TASK GOAL :: Can you output the material exactly as written, minus any pictures it holds?

----

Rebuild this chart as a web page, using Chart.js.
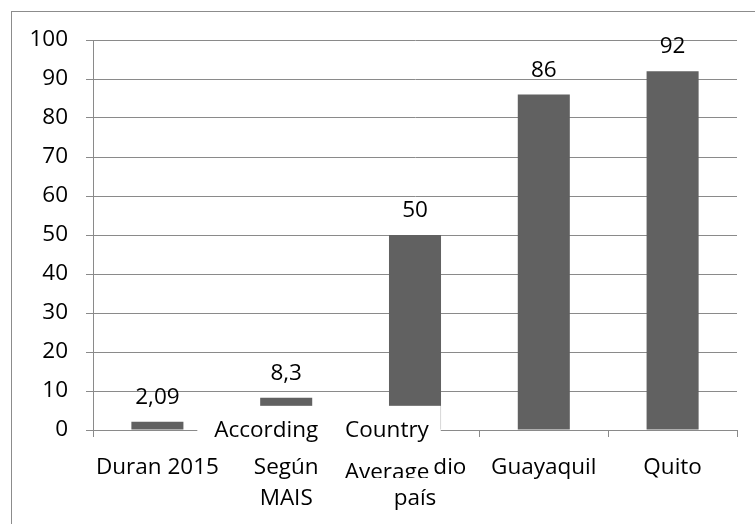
<!DOCTYPE html>
<html>
<head>
<meta charset="utf-8">
<script src="https://cdn.jsdelivr.net/npm/chart.js@4.4.0/dist/chart.umd.min.js"></script>
<style>
html,body{margin:0;padding:0;background:#fff;}
#wrap{position:relative;width:755px;height:524px;}
</style>
</head>
<body>
<div id="wrap"><canvas id="c"></canvas></div>
<script>
const categories = [["Duran 2015"], ["Según", "MAIS"], ["Promedio", "país"], ["Guayaquil"], ["Quito"]];
const values = [2.09, 8.3, 50, 86, 92];
const valueLabels = ["2,09", "8,3", "50", "86", "92"];
const yMin = 0, yMax = 100, yStep = 10;
const overlayTexts = ["According", "Country", "Average"];

const FONT = '"Open Sans", Lato, sans-serif';
const FS = 22.5;
const GRID = '#8a8a8a';
const BAR = '#616161';

const borderPlugin = {
  id: 'outerBorder',
  beforeDraw(chart) {
    const ctx = chart.ctx;
    ctx.save();
    ctx.fillStyle = '#fff';
    ctx.fillRect(0, 0, chart.width, chart.height);
    ctx.strokeStyle = '#8c8c8c';
    ctx.lineWidth = 1;
    ctx.strokeRect(11.5, 11.5, chart.width + 20, chart.height + 20);
    ctx.restore();
  }
};

const valueLabelPlugin = {
  id: 'valueLabels',
  afterDatasetsDraw(chart) {
    const ctx = chart.ctx;
    const meta = chart.getDatasetMeta(0);
    ctx.save();
    ctx.font = FS + 'px ' + FONT;
    ctx.fillStyle = '#000';
    ctx.textAlign = 'center';
    ctx.textBaseline = 'alphabetic';
    meta.data.forEach((bar, i) => {
      ctx.fillText(valueLabels[i], bar.x, bar.y - 18);
    });
    ctx.restore();
  }
};

const overlayPlugin = {
  id: 'overlayNotes',
  afterDraw(chart) {
    const ctx = chart.ctx;
    const xs = chart.scales.x, ys = chart.scales.y;
    const W = xs.getPixelForValue(1) - xs.getPixelForValue(0);
    const c1 = xs.getPixelForValue(1), c2 = xs.getPixelForValue(2);
    const top = ys.getPixelForValue(6.2);
    const base = ys.getPixelForValue(0);
    ctx.save();
    ctx.fillStyle = '#fff';
    const b1l = c1 - W * 0.69, b2r = c2 + W * 0.2;
    ctx.fillRect(b1l, top, b2r - b1l, base + 14 - top);
    ctx.fillStyle = '#000';
    ctx.font = FS + 'px ' + FONT;
    ctx.textAlign = 'center';
    ctx.textBaseline = 'alphabetic';
    ctx.fillText(overlayTexts[0], c1 - 20, base + 7);
    ctx.fillText(overlayTexts[1], c2 - 28, base + 7);
    const b3t = base + 22, b3b = base + 48;
    ctx.fillStyle = '#fff';
    ctx.fillRect(c2 - 75, b3t, 94, b3b - b3t);
    ctx.beginPath();
    ctx.rect(c2 - 75, b3t, 94, b3b - b3t);
    ctx.clip();
    ctx.fillStyle = '#000';
    ctx.fillText(overlayTexts[2], c2 - 28, base + 49);
    ctx.restore();
  }
};

new Chart(document.getElementById('c'), {
  type: 'bar',
  data: {
    labels: categories,
    datasets: [{
      data: values,
      backgroundColor: BAR,
      borderWidth: 0,
      barPercentage: 0.404,
      categoryPercentage: 1
    }]
  },
  options: {
    responsive: true,
    maintainAspectRatio: false,
    animation: false,
    devicePixelRatio: 1,
    layout: { padding: { top: 40, right: 18, left: 0, bottom: 0 } },
    plugins: { legend: { display: false }, tooltip: { enabled: false } },
    scales: {
      x: {
        grid: { offset: true, drawOnChartArea: false, color: GRID, tickLength: 7, lineWidth: 1 },
        border: { color: GRID, width: 1 },
        ticks: { color: '#000', font: { family: FONT, size: FS, lineHeight: 1.38 }, padding: 15, maxRotation: 0, autoSkip: false },
        afterFit(s) { s.height = 94; }
      },
      y: {
        min: yMin, max: yMax,
        grid: { color: GRID, tickLength: 7, lineWidth: 1 },
        border: { color: GRID, width: 1 },
        ticks: { stepSize: yStep, color: '#000', font: { family: FONT, size: FS }, padding: 18 },
        afterFit(s) { s.width = 93; }
      }
    }
  },
  plugins: [borderPlugin, valueLabelPlugin, overlayPlugin]
});
</script>
</body>
</html>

----

OUTPUT FOR THIS TASK ::
Rebuild this chart as a web page, using Chart.js.
<!DOCTYPE html>
<html>
<head>
<meta charset="utf-8">
<script src="https://cdn.jsdelivr.net/npm/chart.js@4.4.0/dist/chart.umd.min.js"></script>
<style>
html,body{margin:0;padding:0;background:#fff;}
#wrap{position:relative;width:755px;height:524px;}
</style>
</head>
<body>
<div id="wrap"><canvas id="c"></canvas></div>
<script>
const categories = [["Duran 2015"], ["Según", "MAIS"], ["Promedio", "país"], ["Guayaquil"], ["Quito"]];
const values = [2.09, 8.3, 50, 86, 92];
const valueLabels = ["2,09", "8,3", "50", "86", "92"];
const yMin = 0, yMax = 100, yStep = 10;
const overlayTexts = ["According", "Country", "Average"];

const FONT = '"Open Sans", Lato, sans-serif';
const FS = 22.5;
const GRID = '#8a8a8a';
const BAR = '#616161';

const borderPlugin = {
  id: 'outerBorder',
  beforeDraw(chart) {
    const ctx = chart.ctx;
    ctx.save();
    ctx.fillStyle = '#fff';
    ctx.fillRect(0, 0, chart.width, chart.height);
    ctx.strokeStyle = '#8c8c8c';
    ctx.lineWidth = 1;
    ctx.strokeRect(11.5, 11.5, chart.width + 20, chart.height + 20);
    ctx.restore();
  }
};

const valueLabelPlugin = {
  id: 'valueLabels',
  afterDatasetsDraw(chart) {
    const ctx = chart.ctx;
    const meta = chart.getDatasetMeta(0);
    ctx.save();
    ctx.font = FS + 'px ' + FONT;
    ctx.fillStyle = '#000';
    ctx.textAlign = 'center';
    ctx.textBaseline = 'alphabetic';
    meta.data.forEach((bar, i) => {
      ctx.fillText(valueLabels[i], bar.x, bar.y - 18);
    });
    ctx.restore();
  }
};

const overlayPlugin = {
  id: 'overlayNotes',
  afterDraw(chart) {
    const ctx = chart.ctx;
    const xs = chart.scales.x, ys = chart.scales.y;
    const W = xs.getPixelForValue(1) - xs.getPixelForValue(0);
    const c1 = xs.getPixelForValue(1), c2 = xs.getPixelForValue(2);
    const top = ys.getPixelForValue(6.2);
    const base = ys.getPixelForValue(0);
    ctx.save();
    ctx.fillStyle = '#fff';
    const b1l = c1 - W * 0.69, b2r = c2 + W * 0.2;
    ctx.fillRect(b1l, top, b2r - b1l, base + 14 - top);
    ctx.fillStyle = '#000';
    ctx.font = FS + 'px ' + FONT;
    ctx.textAlign = 'center';
    ctx.textBaseline = 'alphabetic';
    ctx.fillText(overlayTexts[0], c1 - 20, base + 7);
    ctx.fillText(overlayTexts[1], c2 - 28, base + 7);
    const b3t = base + 22, b3b = base + 48;
    ctx.fillStyle = '#fff';
    ctx.fillRect(c2 - 75, b3t, 94, b3b - b3t);
    ctx.beginPath();
    ctx.rect(c2 - 75, b3t, 94, b3b - b3t);
    ctx.clip();
    ctx.fillStyle = '#000';
    ctx.fillText(overlayTexts[2], c2 - 28, base + 49);
    ctx.restore();
  }
};

new Chart(document.getElementById('c'), {
  type: 'bar',
  data: {
    labels: categories,
    datasets: [{
      data: values,
      backgroundColor: BAR,
      borderWidth: 0,
      barPercentage: 0.404,
      categoryPercentage: 1
    }]
  },
  options: {
    responsive: true,
    maintainAspectRatio: false,
    animation: false,
    devicePixelRatio: 1,
    layout: { padding: { top: 40, right: 18, left: 0, bottom: 0 } },
    plugins: { legend: { display: false }, tooltip: { enabled: false } },
    scales: {
      x: {
        grid: { offset: true, drawOnChartArea: false, color: GRID, tickLength: 7, lineWidth: 1 },
        border: { color: GRID, width: 1 },
        ticks: { color: '#000', font: { family: FONT, size: FS, lineHeight: 1.38 }, padding: 15, maxRotation: 0, autoSkip: false },
        afterFit(s) { s.height = 94; }
      },
      y: {
        min: yMin, max: yMax,
        grid: { color: GRID, tickLength: 7, lineWidth: 1 },
        border: { color: GRID, width: 1 },
        ticks: { stepSize: yStep, color: '#000', font: { family: FONT, size: FS }, padding: 18 },
        afterFit(s) { s.width = 93; }
      }
    }
  },
  plugins: [borderPlugin, valueLabelPlugin, overlayPlugin]
});
</script>
</body>
</html>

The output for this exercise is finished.